| The Hidden Life |
Chapter 3 |
Page 4 |
Take another illustration from nature. The dragon-fly is born at the bottom of the pond, and for a time lives there, a low, meagre form of life. It does not know of anything better — that there is a higher sphere where insects and other creatures have wings, and fly in glorious freedom in the sunny air. But one day there comes a wondrous change. Tennyson tells the story well:—
“Today I saw the dragon-fly
Come from the wells where he did lie.
An inner impulse rent the veil
Of his old husk: from head to tail
Came out clear plates of sapphire mail.
He dried his wings: like gauze they grew;
Thro’ crofts and pastures wet with dew
A living flash of light he flew.”
This dragon-fly of the darkness and the mire now breathes heaven’s sweet air.
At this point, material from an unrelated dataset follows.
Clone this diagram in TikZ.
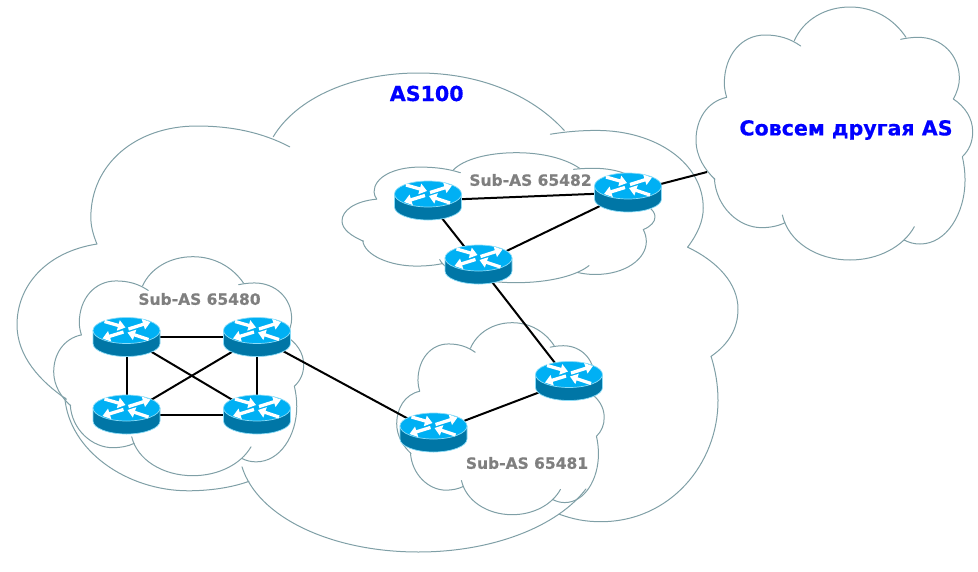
\documentclass[tikz,border=0pt]{standalone}
\usepackage{fontspec}
\setmainfont{DejaVu Sans}[BoldFeatures={FakeBold=0.5}]
\usetikzlibrary{arrows.meta}
\definecolor{cloudline}{HTML}{7F9FA6}
\definecolor{routertop}{HTML}{00B0F4}
\definecolor{routerbody}{HTML}{0076A6}
\definecolor{routerrim}{HTML}{8ADCF8}
\definecolor{subgrey}{HTML}{7F7F7F}
\definecolor{asblue}{HTML}{0000FF}
\tikzset{
  x=1pt,y=-1pt,
  cloudstroke/.style={draw=cloudline,line width=1pt,line cap=round,line join=round},
  routerbox/.style={inner sep=0pt,minimum width=67pt,minimum height=39pt},
  link/.style={draw=black,line width=2pt},
  subas/.style={font=\bfseries\fontsize{15.5}{18}\selectfont,text=subgrey,inner sep=0pt},
  asname/.style={font=\bfseries\fontsize{20.6}{24}\selectfont,text=asblue,inner sep=0pt},
  flow/.style={draw=white,line width=3.3pt,-{Triangle[length=7.5pt,width=10.5pt]}},
}
\newcommand{\cloudshape}[4]{%
  \begin{scope}[shift={(#1,#2)},xscale=#3/830,yscale=#4/759,shift={(-48,-21)}]
    \draw[cloudstroke] (140,292) .. controls (80,305) and (48,360) .. (48,420) .. controls (48,470) and (75,510) .. (105,538);
    \draw[cloudstroke] (103,535) .. controls (108,620) and (175,683) .. (245,683) .. controls (270,683) and (295,678) .. (315,668);
    \draw[cloudstroke] (307,645) .. controls (325,725) and (410,780) .. (510,780) .. controls (595,780) and (670,740) .. (703,680);
    \draw[cloudstroke] (672,720) .. controls (688,728) and (702,732) .. (720,732) .. controls (800,732) and (855,640) .. (855,540) .. controls (855,515) and (852,492) .. (847,470);
    \draw[cloudstroke] (847,470) .. controls (868,450) and (878,425) .. (878,395) .. controls (878,355) and (855,320) .. (820,297);
    \draw[cloudstroke] (820,297) .. controls (832,275) and (838,255) .. (838,235) .. controls (838,165) and (785,112) .. (715,112) .. controls (697,112) and (680,114) .. (662,118);
    \draw[cloudstroke] (678,112) .. controls (640,55) and (580,21) .. (510,21) .. controls (435,21) and (370,60) .. (343,122);
    \draw[cloudstroke] (362,138) .. controls (330,115) and (295,105) .. (255,105) .. controls (185,105) and (133,165) .. (133,250) .. controls (133,265) and (136,278) .. (140,292);
  \end{scope}}
\newcommand{\routericon}[1]{%
  \begin{scope}[shift={(#1.center)}]
    \fill[routerbody,draw=routerrim,line width=0.7pt] (-33.5,-6.5) -- (-33.5,6.5) arc[start angle=180,end angle=360,x radius=33.5,y radius=-13] -- (33.5,-6.5) -- cycle;
    \fill[routertop,draw=routerrim,line width=0.7pt] (0,-6.5) ellipse[x radius=33.5,y radius=13];
    \draw[flow] (-22,-15.5) -- (-1,-9.5);
    \draw[flow] (2,-8) -- (24,-15);
    \draw[flow] (-3,-5) -- (-24,1.5);
    \draw[flow] (22,2.5) -- (1,-4.5);
  \end{scope}}
\begin{document}
\begin{tikzpicture}
  \useasboundingbox (0,0) rectangle (978,571);
  % clouds
  \cloudshape{17}{73}{721}{479}
  \cloudshape{696}{7}{276.7}{253}
  \cloudshape{53.7}{256.7}{250}{219}
  \cloudshape{342}{152.7}{313}{130}
  \cloudshape{396.7}{322.7}{207.5}{192}
  % routers (anchors)
  \node[routerbox] (ra) at (126.5,337) {};
  \node[routerbox] (rb) at (257,337) {};
  \node[routerbox] (rc) at (126.5,414.5) {};
  \node[routerbox] (rd) at (257,414.5) {};
  \node[routerbox] (re) at (428,200.5) {};
  \node[routerbox] (rf) at (478.5,264.5) {};
  \node[routerbox] (rg) at (628,192.5) {};
  \node[routerbox] (rh) at (569,381) {};
  \node[routerbox] (ri) at (433.5,432.5) {};
  \coordinate (otheredge) at (707,172);
  % connectors
  \draw[link] (ra.center) -- (rb.center);
  \draw[link] (ra.center) -- (rc.center);
  \draw[link] (ra.center) -- (rd.center);
  \draw[link] (rb.center) -- (rc.center);
  \draw[link] (rb.center) -- (rd.center);
  \draw[link] (rc.center) -- (rd.center);
  \draw[link] (rb.center) -- (ri.center);
  \draw[link] (ri.center) -- (rh.center);
  \draw[link] (rh.center) -- (rf.center);
  \draw[link] (rf.center) -- (re.center);
  \draw[link] (rf.center) -- (rg.center);
  \draw[link] (re.center) -- (rg.center);
  \draw[link] (rg.center) -- (otheredge);
  % icons
  \routericon{ra}\routericon{rb}\routericon{rc}\routericon{rd}
  \routericon{re}\routericon{rf}\routericon{rg}\routericon{rh}\routericon{ri}
  % labels
  \node[asname] (las) at (426.7,93.5) {AS100};
  \node[asname] (lother) at (846,130) {Совсем другая AS};
  \node[subas] (lsa) at (199.5,299) {Sub-AS 65480};
  \node[subas] (lsb) at (530.5,180) {Sub-AS 65482};
  \node[subas] (lsc) at (527,463) {Sub-AS 65481};
\end{tikzpicture}
\end{document}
It has wings, which unfold under the impulse of the new life into which it has emerged, and spread themselves out in shining beauty, and the lovely creature soars aloft. It is dead to its old life in the ooze, and lives now in the brightness and the fragrance of the fields and gardens.
This, too, is a picture of the new life in Christ to which human souls may rise. Satisfaction can never be found in mere earthly conditions. In these we are like dragon-flies, living at the bottom of the pond, while our true place is up in the sunny air, with wings outspread, soaring in blessed liberty. Thus only in this new life can our thirsts be satisfied.